Two U.S. Army Air Forces North American AT-6C-NT Texan trainers (s/n 42-43925, 42-43929) in flight near Luke Field, Arizona (USA), in 1943.
Two U.S. Army Air Forces North American AT-6C-NT Texan trainers (s/n 42-43925, 42-43929) in flight near Luke Field, Arizona (USA), in 1943.

Rolle Airfield

Airports in Yuma County, Arizona
4 min read

Rolle Airfield has an unusual résumé for a small desert strip: it trained bomber crews during World War II, spent three decades dusting crops, and now quietly serves general aviation just 3.5 miles north of the Mexican border. It lacks an ICAO code — the FAA assigned it only the identifier 44A — a small detail that signals just how far it sits outside the commercial aviation world.

Born in Wartime

In 1942, the Army Air Forces needed training space, and the desert around Yuma offered it in abundance. Yuma Auxiliary Army Airfield No. 4 — later called Rolle Field — was one of seven satellite airfields serving the main Yuma Army Air Field, which is now Marine Corps Air Station Yuma. The United States Army Air Forces used Rolle to train bomber crews, including crews flying B-26 Marauders, through the end of World War II.

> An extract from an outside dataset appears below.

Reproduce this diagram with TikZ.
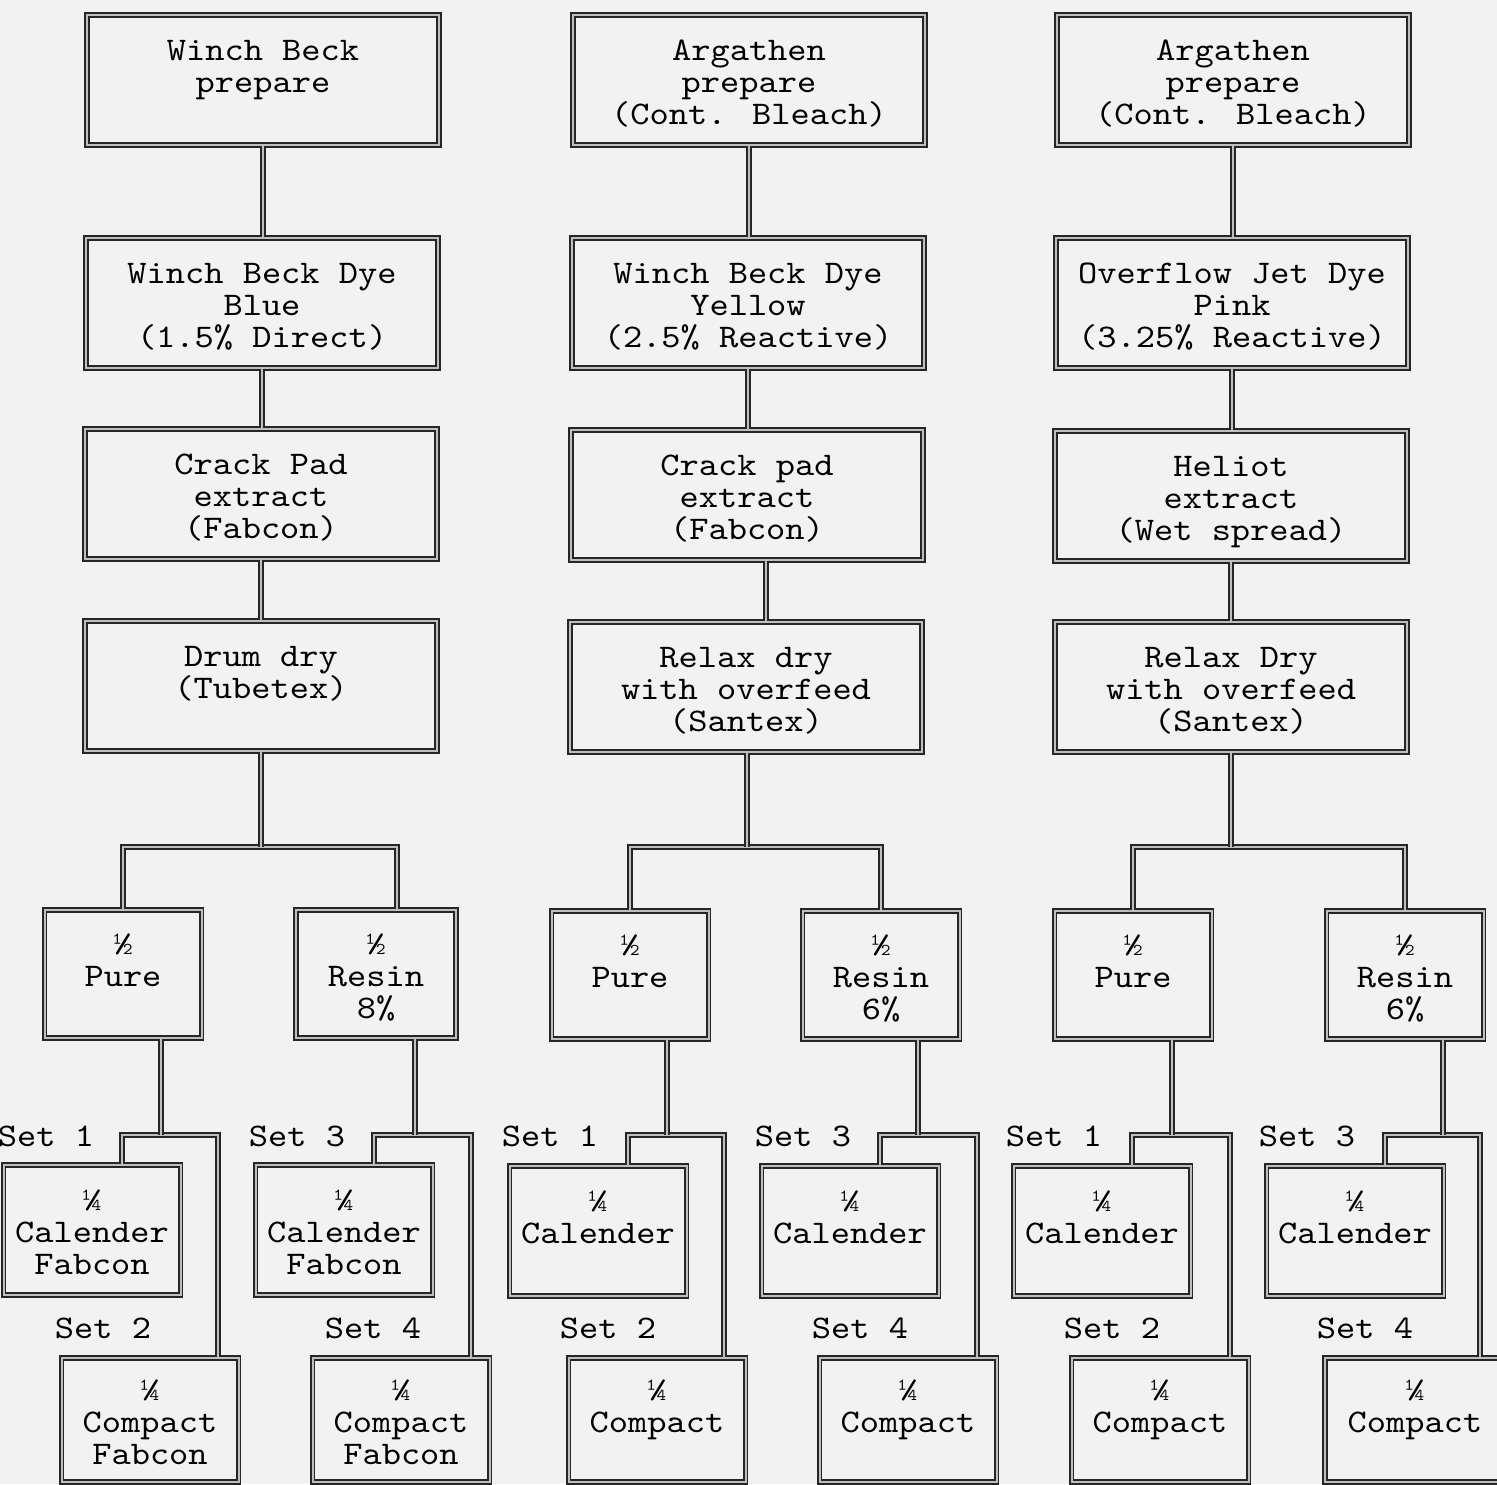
\documentclass[tikz,border=0pt]{standalone}
\usepackage{fontspec}
\usetikzlibrary{calc, positioning}

\definecolor{paper}{RGB}{242,242,242}
\newfontfamily\typerfont{lmmono10-regular.otf}[FakeStretch=1.11]
\newcommand{\typer}{\typerfont\fontsize{16.5}{16}\selectfont}

\begin{document}
\begin{tikzpicture}[x=0.5pt, y=-0.5pt,
    box/.style={draw=black!85, double=gray!50, double distance=1pt, line width=0.8pt,
                inner sep=0pt, align=center, font=\typer, text height=48pt, text depth=4pt},
    stage/.style={box, minimum width=176pt, minimum height=65pt},
    half/.style={box, minimum width=78.5pt, minimum height=64pt},
    quarter/.style={box, minimum width=88.5pt, minimum height=65pt},
    lot/.style={box, minimum width=88.5pt, minimum height=62pt},
    link/.style={draw=black!85, double=gray!50, double distance=1pt, line width=0.8pt},
    setlabel/.style={font=\typer, inner sep=0pt}]
\useasboundingbox[fill=paper] (0,0) rectangle (1497,1484);

% Preparation and dyeing stages
\node[stage] (A1) at (263,80) {Winch Beck\\prepare\\};
\node[stage] (B1) at (262,303) {Winch Beck Dye\\Blue\\(1.5\% Direct)};
\node[stage] (C1) at (261,494) {Crack Pad\\extract\\(Fabcon)};
\node[stage] (D1) at (261,686) {Drum dry\\(Tubetex)\\};

\node[stage] (A2) at (749,80) {Argathen\\prepare\\(Cont. Bleach)};
\node[stage] (B2) at (748,303) {Winch Beck Dye\\Yellow\\(2.5\% Reactive)};
\node[stage] (C2) at (747,495) {Crack pad\\extract\\(Fabcon)};
\node[stage] (D2) at (746,687) {Relax dry\\with overfeed\\(Santex)};

\node[stage] (A3) at (1233,80) {Argathen\\prepare\\(Cont. Bleach)};
\node[stage] (B3) at (1232,303) {Overflow Jet Dye\\Pink\\(3.25\% Reactive)};
\node[stage] (C3) at (1231,496) {Heliot\\extract\\(Wet spread)};
\node[stage] (D3) at (1231,687) {Relax Dry\\with overfeed\\(Santex)};

% Half lots
\node[half] (E1) at (123,974) {½\\Pure\\};
\node[half, minimum width=80pt] (F1) at (376,974) {½\\Resin\\8\%};
\node[half] (E2) at (630,975) {½\\Pure\\};
\node[half] (F2) at (881,975) {½\\Resin\\6\%};
\node[half] (E3) at (1133,975) {½\\Pure\\};
\node[half] (F3) at (1405,975) {½\\Resin\\6\%};

% Quarter lots
\node[quarter] (G1) at (92,1230) {¼\\Calender\\Fabcon};
\node[quarter] (G2) at (344,1230) {¼\\Calender\\Fabcon};
\node[quarter] (G3) at (598,1231) {¼\\Calender\\};
\node[quarter] (G4) at (850,1231) {¼\\Calender\\};
\node[quarter] (G5) at (1102,1231) {¼\\Calender\\};
\node[quarter] (G6) at (1355,1231) {¼\\Calender\\};

\node[lot] (H1) at (150,1420) {¼\\Compact\\Fabcon};
\node[lot] (H2) at (401,1420) {¼\\Compact\\Fabcon};
\node[lot] (H3) at (657,1420) {¼\\Compact\\};
\node[lot] (H4) at (908,1420) {¼\\Compact\\};
\node[lot] (H5) at (1160,1420) {¼\\Compact\\};
\node[lot, minimum width=90pt] (H6) at (1415,1420) {¼\\Compact\\};

% Set labels
\node[setlabel] (s1) at (46,1136) {Set 1};
\node[setlabel] (s2) at (103,1328) {Set 2};
\node[setlabel] (s3) at (297,1136) {Set 3};
\node[setlabel] (s4) at (373,1328) {Set 4};
\node[setlabel] (s5) at (550,1136) {Set 1};
\node[setlabel] (s6) at (608,1328) {Set 2};
\node[setlabel] (s7) at (803,1136) {Set 3};
\node[setlabel] (s8) at (860,1328) {Set 4};
\node[setlabel] (s9) at (1054,1136) {Set 1};
\node[setlabel] (s10) at (1112,1328) {Set 2};
\node[setlabel] (s11) at (1307,1136) {Set 3};
\node[setlabel] (s12) at (1365,1328) {Set 4};

% Straight runs between stages
\draw[link] (A1.south) -- (A1.south |- B1.north);
\draw[link] (B1.south) -- (B1.south |- C1.north);
\draw[link] (C1.south) -- (C1.south |- D1.north);
\draw[link] (A2.south) -- (A2.south |- B2.north);
\draw[link] (B2.south) -- (B2.south |- C2.north);
\draw[link] ([xshift=9.5pt]C2.south) -- ([xshift=9.5pt]C2.south |- D2.north);
\draw[link] (A3.south) -- (A3.south |- B3.north);
\draw[link] (B3.south) -- (B3.south |- C3.north);
\draw[link] (C3.south) -- (C3.south |- D3.north);

% Splits into halves
\coordinate (b1) at (397,847);
\draw[link] (E1.north) -- (E1.north |- b1) -- (b1) -- (F1.north -| b1);
\draw[link] (D1.south) -- (D1.south |- b1);
\draw[link] (E2.north) -- (E2.north |- b1) -- (F2.north |- b1) -- (F2.north);
\draw[link] ([xshift=0.5pt]D2.south) -- ([xshift=0.5pt]D2.south |- b1);
\draw[link] (E3.north) -- (E3.north |- b1) -- (F3.north |- b1) -- (F3.north);
\draw[link] (D3.south) -- (D3.south |- b1);

% Splits into quarters
\coordinate (t1) at (0,1135);
\draw[link] ([xshift=15pt]G1.north) -- ([xshift=15pt]G1.north |- t1) -- ([xshift=34pt]H1.north |- t1) -- ([xshift=34pt]H1.north);
\draw[link] ([xshift=19pt]E1.south) -- ([xshift=19pt]E1.south |- t1);
\draw[link] ([xshift=15pt]G2.north) -- ([xshift=15pt]G2.north |- t1) -- ([xshift=35pt]H2.north |- t1) -- ([xshift=35pt]H2.north);
\draw[link] ([xshift=19.5pt]F1.south) -- ([xshift=19.5pt]F1.south |- t1);
\draw[link] ([xshift=15pt]G3.north) -- ([xshift=15pt]G3.north |- t1) -- ([xshift=33.5pt]H3.north |- t1) -- ([xshift=33.5pt]H3.north);
\draw[link] ([xshift=18.5pt]E2.south) -- ([xshift=18.5pt]E2.south |- t1);
\draw[link] ([xshift=15pt]G4.north) -- ([xshift=15pt]G4.north |- t1) -- ([xshift=34.5pt]H4.north |- t1) -- ([xshift=34.5pt]H4.north);
\draw[link] ([xshift=18.5pt]F2.south) -- ([xshift=18.5pt]F2.south |- t1);
\draw[link] ([xshift=15pt]G5.north) -- ([xshift=15pt]G5.north |- t1) -- ([xshift=35pt]H5.north |- t1) -- ([xshift=35pt]H5.north);
\draw[link] ([xshift=19.5pt]E3.south) -- ([xshift=19.5pt]E3.south |- t1);
\draw[link] ([xshift=15pt]G6.north) -- ([xshift=15pt]G6.north |- t1) -- ([xshift=32.5pt]H6.north |- t1) -- ([xshift=32.5pt]H6.north);
\draw[link] ([xshift=19pt]F3.south) -- ([xshift=19pt]F3.south |- t1);
\end{tikzpicture}
\end{document}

When peace came, the military's need contracted. The airfield was declared surplus in 1945 and handed to the Department of the Interior in 1947, officially concluded with its wartime mission.

Decades of Crop Dusting

For the next three decades, Rolle Field found its purpose in the agricultural fields that cover this corner of Yuma County. The Imperial and Yuma Valleys are among the most intensively farmed landscapes in North America — lettuce, cotton, citrus, alfalfa — and all of it requires pest management. Through the 1950s, 60s, and 70s, Rolle's single runway served primarily as a base for the low-flying biplanes and ag-planes that swept the fields with chemicals at dawn.

In 1972, the runway was improved, and the airfield entered a long period of quiet utility. The work was unglamorous but essential to the farming economy that defines this borderland.

A Twenty-First Century Renovation

In 2011, after years of deferred investment, a comprehensive renovation transformed the airfield. Workers reconstructed the runway, built a new taxiway and aircraft parking apron, added runway end run-outs, and installed new infrastructure including a hangar, septic system, water well, electrical generator, perimeter fence, and access gates. A new parking lot and sidewalk completed the picture.

The Yuma County Airport Authority, which had renewed the airfield's lease in 2009 for 25 years, hoped the improvements would attract not just general aviation but companies specializing in unmanned aerial systems — a growing industry that the vast, restricted airspace around Yuma supports particularly well. The Navy and Marine Corps test drones in this desert routinely; civilian UAS operators find it appealing for similar reasons.

Quiet but Open

Today Rolle Airfield handles about 3,100 aircraft operations a year — roughly 8.5 per day, according to 2016 data — nearly all of them general aviation. The military accounts for only 3 percent of traffic. With no based aircraft at the time of that count, the field serves primarily as a transient and training destination.

Ownership by the Department of the Interior is a legacy of the wartime land transfer and gives Rolle an unusual legal status among Arizona airports. The airfield sits in a flat landscape between Interstate 8 and the Mexico border, the Sonoran Desert extending to the south and the irrigated green quilt of Yuma County farmland spreading to the north and east. It is a modest place — a single asphalt runway, a fence line, a few structures — that has outlasted the war that created it by eight decades.

From the Air

Located at 32.52°N, 114.70°W in San Luis, Arizona. FAA identifier 44A (no ICAO/IATA code). Single runway 17/35, asphalt. Non-towered. 3.5 miles north of the Mexico-US border, 14 miles south of downtown Yuma. Use standard non-towered procedures and announce on CTAF. Nearest towered airport: Yuma International Airport / MCAS Yuma (KNYL).